TRIO Sarajevo is a graphic design group based in Sarajevo.

Overview

Bojan Hadzihalilovic  and Dada Hadžihalilović (together with a third artist, Lela Mulabegović Hatt) make up the design group "TRIO Sarajevo". Formed in 1985, originally as a three-person design team composed of graduates from the Sarajevo Academy of fine arts, TRIO were part of the particular Sarajevo generation which was raised on the punk culture and pop-art movements. 

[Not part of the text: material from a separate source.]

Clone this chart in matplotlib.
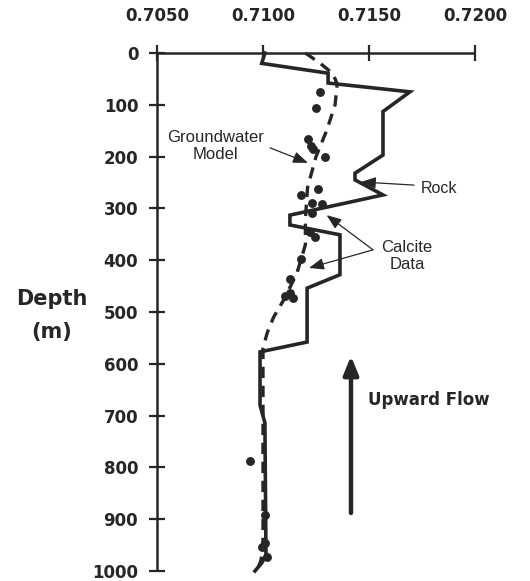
import matplotlib
matplotlib.use("Agg")
import matplotlib.pyplot as plt

plt.rcParams['font.family'] = ['Liberation Sans', 'DejaVu Sans']

# Rock 87Sr/86Sr profile (step-like), ratio vs depth (m)
rock_ratio = [0.71009, 0.70994, 0.71307, 0.71307, 0.71693, 0.71566, 0.71566,
              0.71434, 0.71434, 0.71566, 0.71127, 0.71127, 0.71363, 0.71363,
              0.71208, 0.71208, 0.70986, 0.70986, 0.71009, 0.71014, 0.70995,
              0.70962]
rock_depth = [0, 20, 39, 58, 75, 113, 197,
              232, 245, 274, 313, 332, 351, 428,
              454, 558, 577, 680, 714, 969, 984,
              1000]

# Groundwater model curve
model_ratio = [0.7120, 0.7127, 0.7133, 0.7135, 0.7134, 0.7130, 0.7125,
               0.7121, 0.7120, 0.7120, 0.7116, 0.7110, 0.7105, 0.7102,
               0.7100, 0.7100, 0.7100, 0.7100, 0.7099, 0.7097]
model_depth = [0, 20, 40, 60, 100, 150, 200,
               260, 320, 370, 425, 475, 510, 540,
               570, 700, 850, 950, 980, 1000]

# Calcite data points
calcite_ratio = [0.71269, 0.71250, 0.71212, 0.71226, 0.71235, 0.71293,
                 0.71259, 0.71179, 0.71231, 0.71278, 0.71231, 0.71222,
                 0.71245, 0.71179, 0.71127, 0.71104, 0.71127, 0.71142,
                 0.70939, 0.71009, 0.71009, 0.70995, 0.71019]
calcite_depth = [75, 107, 166, 180, 186, 201,
                 262, 275, 290, 292, 309, 345,
                 355, 397, 436, 470, 464, 473,
                 787, 892, 946, 953, 973]

x_ticks = [0.7050, 0.7100, 0.7150, 0.7200]
x_tick_labels = ['0.7050', '0.7100', '0.7150', '0.7200']
y_ticks = [0, 100, 200, 300, 400, 500, 600, 700, 800, 900, 1000]

ink = '#262626'
bold_family = ['DejaVu Sans']

fig = plt.figure(figsize=(5.30, 5.81), dpi=100)
ax = fig.add_axes([157 / 530, 1 - 571 / 581, 318 / 530, 518 / 581])

ax.plot(rock_ratio, rock_depth, color=ink, lw=2.6, solid_joinstyle='miter',
        zorder=3)
ax.plot(model_ratio, model_depth, color=ink, lw=2.4, ls=(0, (3.4, 2.3)),
        zorder=2)
ax.plot(calcite_ratio, calcite_depth, 'o', color=ink, ms=6.4, mec='none',
        zorder=4)

ax.set_xlim(0.7050, 0.7200)
ax.set_ylim(1000, 0)

for side in ('right', 'bottom'):
    ax.spines[side].set_visible(False)
for side in ('left', 'top'):
    ax.spines[side].set_linewidth(1.8)
    ax.spines[side].set_color(ink)
    ax.spines[side].set_capstyle('butt')
ax.spines['top'].set_bounds(0.7050, 0.7200)

ax.xaxis.tick_top()
ax.set_xticks(x_ticks)
ax.set_xticklabels(x_tick_labels)
ax.set_yticks(y_ticks)
ax.tick_params(axis='x', direction='inout', length=11, width=1.6,
               color=ink, pad=15, labelsize=12, labelcolor=ink)
ax.tick_params(axis='y', direction='inout', length=11, width=1.6,
               color=ink, pad=8, labelsize=12, labelcolor=ink)
for lab in ax.get_xticklabels() + ax.get_yticklabels():
    lab.set_fontweight('bold')
    lab.set_family(bold_family)

for art in ax.lines:
    art.set_clip_on(False)

# Axis title
fig.text(52 / 530, 1 - 299 / 581, 'Depth', ha='center', va='center',
         fontsize=15, fontweight='bold', color=ink, family=bold_family)
fig.text(52 / 530, 1 - 332 / 581, '(m)', ha='center', va='center',
         fontsize=15, fontweight='bold', color=ink, family=bold_family)

# Annotations
arrow_kw = dict(arrowstyle='-|>,head_length=0.9,head_width=0.35', color=ink,
                lw=0.9, shrinkA=0, shrinkB=0)
ax.text(0.70777, 180, 'Groundwater\nModel', ha='center', va='center',
        fontsize=12, color=ink, linespacing=1.2)
ax.annotate('', xy=(0.71212, 212), xytext=(0.71033, 183),
            arrowprops=arrow_kw)

ax.text(0.71830, 262, 'Rock', ha='center', va='center', fontsize=11.5,
        color=ink)
ax.annotate('', xy=(0.71462, 249), xytext=(0.71712, 255),
            arrowprops=arrow_kw)

ax.text(0.71679, 392, 'Calcite\nData', ha='center', va='center',
        fontsize=12, color=ink, linespacing=1.2)
ax.annotate('', xy=(0.71300, 313), xytext=(0.71519, 380),
            arrowprops=arrow_kw)
ax.annotate('', xy=(0.71217, 415), xytext=(0.71519, 380),
            arrowprops=arrow_kw)

# Flow direction
ax.annotate('', xy=(0.71415, 585), xytext=(0.71415, 888),
            arrowprops=dict(arrowstyle='-|>,head_length=1.1,head_width=0.45',
                            color=ink, lw=3.2, shrinkA=0, shrinkB=0))
ax.text(0.71495, 670, 'Upward Flow', ha='left', va='center', fontsize=12,
        fontweight='bold', color=ink, family=bold_family)

fig.savefig('out.png', dpi=100, facecolor='white')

By the late-1980s TRIO had become one of the busiest and easily the most innovative design company in former Yugoslavia. Their first widely acclaimed work was a redesign of the famous Beatles album cover Sergeant Pepper for the pop-rock group Plavi Orkestar (Blue Orchestra), which sold almost half a million copies. From there TRIO went on to create designs for a number of other bands, theatre companies and art and culture-based magazines.

Awards

In 1989 TRIO won a Saatchi & Saatchi award for their work at a TV and marketing festival in Slovenia, and subsequently spent three months working at Saatchi & Saatchi's Belgrade office.

Press coverage

TRIO's work has been written about in both the news and art press. Among English language publications which have covered the life and work of TRIO are: The Independent, The Guardian, Newsweek, The Scotsman, Art Press, Creative Review.